Exercise instructions — Copy down all of the data underneath, exactly as shown.

Dataset extract —
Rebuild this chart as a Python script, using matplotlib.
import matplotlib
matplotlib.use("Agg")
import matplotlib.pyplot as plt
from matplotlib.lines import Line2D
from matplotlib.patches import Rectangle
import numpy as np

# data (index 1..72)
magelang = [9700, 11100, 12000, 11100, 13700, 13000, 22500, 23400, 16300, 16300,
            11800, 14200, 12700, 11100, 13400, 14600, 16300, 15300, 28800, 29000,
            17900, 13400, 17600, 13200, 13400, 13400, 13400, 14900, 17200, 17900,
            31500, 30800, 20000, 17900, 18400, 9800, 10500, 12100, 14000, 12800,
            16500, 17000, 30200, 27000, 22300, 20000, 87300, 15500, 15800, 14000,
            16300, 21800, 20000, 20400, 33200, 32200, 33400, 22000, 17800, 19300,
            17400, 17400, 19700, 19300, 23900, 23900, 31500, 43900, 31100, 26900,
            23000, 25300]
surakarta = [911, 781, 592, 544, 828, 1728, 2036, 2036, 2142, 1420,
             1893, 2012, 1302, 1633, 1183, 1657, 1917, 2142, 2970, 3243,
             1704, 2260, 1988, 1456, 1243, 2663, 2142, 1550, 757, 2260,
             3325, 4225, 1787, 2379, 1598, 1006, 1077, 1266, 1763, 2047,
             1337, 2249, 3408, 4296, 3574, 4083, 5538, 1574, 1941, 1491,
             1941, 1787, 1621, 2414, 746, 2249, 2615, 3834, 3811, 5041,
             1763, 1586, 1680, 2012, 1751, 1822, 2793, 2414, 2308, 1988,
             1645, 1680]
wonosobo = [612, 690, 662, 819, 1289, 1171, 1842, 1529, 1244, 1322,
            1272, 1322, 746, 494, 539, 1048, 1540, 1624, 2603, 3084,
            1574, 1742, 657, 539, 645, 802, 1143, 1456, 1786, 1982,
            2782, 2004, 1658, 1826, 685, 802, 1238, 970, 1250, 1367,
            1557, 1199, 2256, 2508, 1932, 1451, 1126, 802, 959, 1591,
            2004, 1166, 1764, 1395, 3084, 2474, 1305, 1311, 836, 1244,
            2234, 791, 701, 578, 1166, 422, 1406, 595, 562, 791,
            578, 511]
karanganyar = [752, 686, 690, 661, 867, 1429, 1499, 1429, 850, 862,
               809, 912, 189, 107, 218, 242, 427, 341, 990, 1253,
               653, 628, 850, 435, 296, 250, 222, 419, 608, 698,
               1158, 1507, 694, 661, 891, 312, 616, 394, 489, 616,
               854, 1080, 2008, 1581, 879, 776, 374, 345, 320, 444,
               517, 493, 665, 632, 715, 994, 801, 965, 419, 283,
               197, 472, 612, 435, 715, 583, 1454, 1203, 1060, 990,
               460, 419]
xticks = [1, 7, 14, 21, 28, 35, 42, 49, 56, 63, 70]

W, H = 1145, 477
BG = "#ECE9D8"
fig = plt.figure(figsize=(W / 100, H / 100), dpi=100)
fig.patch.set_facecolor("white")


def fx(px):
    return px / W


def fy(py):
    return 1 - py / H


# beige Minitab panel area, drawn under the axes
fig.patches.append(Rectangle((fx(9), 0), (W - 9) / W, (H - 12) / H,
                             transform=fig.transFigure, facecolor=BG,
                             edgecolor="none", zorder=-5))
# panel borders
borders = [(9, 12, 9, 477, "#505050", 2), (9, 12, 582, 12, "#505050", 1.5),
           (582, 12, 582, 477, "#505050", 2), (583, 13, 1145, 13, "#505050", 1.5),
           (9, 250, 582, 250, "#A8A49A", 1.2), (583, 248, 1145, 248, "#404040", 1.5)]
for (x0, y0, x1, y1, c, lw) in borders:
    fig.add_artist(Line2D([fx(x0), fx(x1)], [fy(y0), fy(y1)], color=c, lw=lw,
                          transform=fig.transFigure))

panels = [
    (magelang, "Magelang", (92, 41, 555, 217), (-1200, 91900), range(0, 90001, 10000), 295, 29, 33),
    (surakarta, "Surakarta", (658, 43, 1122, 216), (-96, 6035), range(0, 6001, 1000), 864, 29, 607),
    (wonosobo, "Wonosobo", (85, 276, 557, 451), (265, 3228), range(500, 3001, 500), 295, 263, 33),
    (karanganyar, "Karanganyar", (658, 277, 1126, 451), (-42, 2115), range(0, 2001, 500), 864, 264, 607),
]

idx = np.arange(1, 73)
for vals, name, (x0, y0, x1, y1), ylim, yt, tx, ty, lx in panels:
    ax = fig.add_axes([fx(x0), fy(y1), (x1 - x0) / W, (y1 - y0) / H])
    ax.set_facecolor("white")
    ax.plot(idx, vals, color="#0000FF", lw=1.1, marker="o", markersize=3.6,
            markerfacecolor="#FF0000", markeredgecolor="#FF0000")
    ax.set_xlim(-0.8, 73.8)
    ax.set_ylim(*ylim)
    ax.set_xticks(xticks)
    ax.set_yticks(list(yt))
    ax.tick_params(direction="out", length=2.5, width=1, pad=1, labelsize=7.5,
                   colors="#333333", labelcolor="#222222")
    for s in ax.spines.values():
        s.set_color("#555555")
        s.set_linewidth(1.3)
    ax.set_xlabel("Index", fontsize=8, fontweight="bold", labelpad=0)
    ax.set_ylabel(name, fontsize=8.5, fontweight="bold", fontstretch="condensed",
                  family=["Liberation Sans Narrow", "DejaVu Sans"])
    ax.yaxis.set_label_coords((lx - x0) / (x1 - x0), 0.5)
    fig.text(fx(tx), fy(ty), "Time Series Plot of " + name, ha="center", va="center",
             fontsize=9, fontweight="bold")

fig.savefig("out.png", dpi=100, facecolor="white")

Result of this exercise —
Rebuild this chart as a Python script, using matplotlib.
import matplotlib
matplotlib.use("Agg")
import matplotlib.pyplot as plt
from matplotlib.lines import Line2D
from matplotlib.patches import Rectangle
import numpy as np

# data (index 1..72)
magelang = [9700, 11100, 12000, 11100, 13700, 13000, 22500, 23400, 16300, 16300,
            11800, 14200, 12700, 11100, 13400, 14600, 16300, 15300, 28800, 29000,
            17900, 13400, 17600, 13200, 13400, 13400, 13400, 14900, 17200, 17900,
            31500, 30800, 20000, 17900, 18400, 9800, 10500, 12100, 14000, 12800,
            16500, 17000, 30200, 27000, 22300, 20000, 87300, 15500, 15800, 14000,
            16300, 21800, 20000, 20400, 33200, 32200, 33400, 22000, 17800, 19300,
            17400, 17400, 19700, 19300, 23900, 23900, 31500, 43900, 31100, 26900,
            23000, 25300]
surakarta = [911, 781, 592, 544, 828, 1728, 2036, 2036, 2142, 1420,
             1893, 2012, 1302, 1633, 1183, 1657, 1917, 2142, 2970, 3243,
             1704, 2260, 1988, 1456, 1243, 2663, 2142, 1550, 757, 2260,
             3325, 4225, 1787, 2379, 1598, 1006, 1077, 1266, 1763, 2047,
             1337, 2249, 3408, 4296, 3574, 4083, 5538, 1574, 1941, 1491,
             1941, 1787, 1621, 2414, 746, 2249, 2615, 3834, 3811, 5041,
             1763, 1586, 1680, 2012, 1751, 1822, 2793, 2414, 2308, 1988,
             1645, 1680]
wonosobo = [612, 690, 662, 819, 1289, 1171, 1842, 1529, 1244, 1322,
            1272, 1322, 746, 494, 539, 1048, 1540, 1624, 2603, 3084,
            1574, 1742, 657, 539, 645, 802, 1143, 1456, 1786, 1982,
            2782, 2004, 1658, 1826, 685, 802, 1238, 970, 1250, 1367,
            1557, 1199, 2256, 2508, 1932, 1451, 1126, 802, 959, 1591,
            2004, 1166, 1764, 1395, 3084, 2474, 1305, 1311, 836, 1244,
            2234, 791, 701, 578, 1166, 422, 1406, 595, 562, 791,
            578, 511]
karanganyar = [752, 686, 690, 661, 867, 1429, 1499, 1429, 850, 862,
               809, 912, 189, 107, 218, 242, 427, 341, 990, 1253,
               653, 628, 850, 435, 296, 250, 222, 419, 608, 698,
               1158, 1507, 694, 661, 891, 312, 616, 394, 489, 616,
               854, 1080, 2008, 1581, 879, 776, 374, 345, 320, 444,
               517, 493, 665, 632, 715, 994, 801, 965, 419, 283,
               197, 472, 612, 435, 715, 583, 1454, 1203, 1060, 990,
               460, 419]
xticks = [1, 7, 14, 21, 28, 35, 42, 49, 56, 63, 70]

W, H = 1145, 477
BG = "#ECE9D8"
fig = plt.figure(figsize=(W / 100, H / 100), dpi=100)
fig.patch.set_facecolor("white")


def fx(px):
    return px / W


def fy(py):
    return 1 - py / H


# beige Minitab panel area, drawn under the axes
fig.patches.append(Rectangle((fx(9), 0), (W - 9) / W, (H - 12) / H,
                             transform=fig.transFigure, facecolor=BG,
                             edgecolor="none", zorder=-5))
# panel borders
borders = [(9, 12, 9, 477, "#505050", 2), (9, 12, 582, 12, "#505050", 1.5),
           (582, 12, 582, 477, "#505050", 2), (583, 13, 1145, 13, "#505050", 1.5),
           (9, 250, 582, 250, "#A8A49A", 1.2), (583, 248, 1145, 248, "#404040", 1.5)]
for (x0, y0, x1, y1, c, lw) in borders:
    fig.add_artist(Line2D([fx(x0), fx(x1)], [fy(y0), fy(y1)], color=c, lw=lw,
                          transform=fig.transFigure))

panels = [
    (magelang, "Magelang", (92, 41, 555, 217), (-1200, 91900), range(0, 90001, 10000), 295, 29, 33),
    (surakarta, "Surakarta", (658, 43, 1122, 216), (-96, 6035), range(0, 6001, 1000), 864, 29, 607),
    (wonosobo, "Wonosobo", (85, 276, 557, 451), (265, 3228), range(500, 3001, 500), 295, 263, 33),
    (karanganyar, "Karanganyar", (658, 277, 1126, 451), (-42, 2115), range(0, 2001, 500), 864, 264, 607),
]

idx = np.arange(1, 73)
for vals, name, (x0, y0, x1, y1), ylim, yt, tx, ty, lx in panels:
    ax = fig.add_axes([fx(x0), fy(y1), (x1 - x0) / W, (y1 - y0) / H])
    ax.set_facecolor("white")
    ax.plot(idx, vals, color="#0000FF", lw=1.1, marker="o", markersize=3.6,
            markerfacecolor="#FF0000", markeredgecolor="#FF0000")
    ax.set_xlim(-0.8, 73.8)
    ax.set_ylim(*ylim)
    ax.set_xticks(xticks)
    ax.set_yticks(list(yt))
    ax.tick_params(direction="out", length=2.5, width=1, pad=1, labelsize=7.5,
                   colors="#333333", labelcolor="#222222")
    for s in ax.spines.values():
        s.set_color("#555555")
        s.set_linewidth(1.3)
    ax.set_xlabel("Index", fontsize=8, fontweight="bold", labelpad=0)
    ax.set_ylabel(name, fontsize=8.5, fontweight="bold", fontstretch="condensed",
                  family=["Liberation Sans Narrow", "DejaVu Sans"])
    ax.yaxis.set_label_coords((lx - x0) / (x1 - x0), 0.5)
    fig.text(fx(tx), fy(ty), "Time Series Plot of " + name, ha="center", va="center",
             fontsize=9, fontweight="bold")

fig.savefig("out.png", dpi=100, facecolor="white")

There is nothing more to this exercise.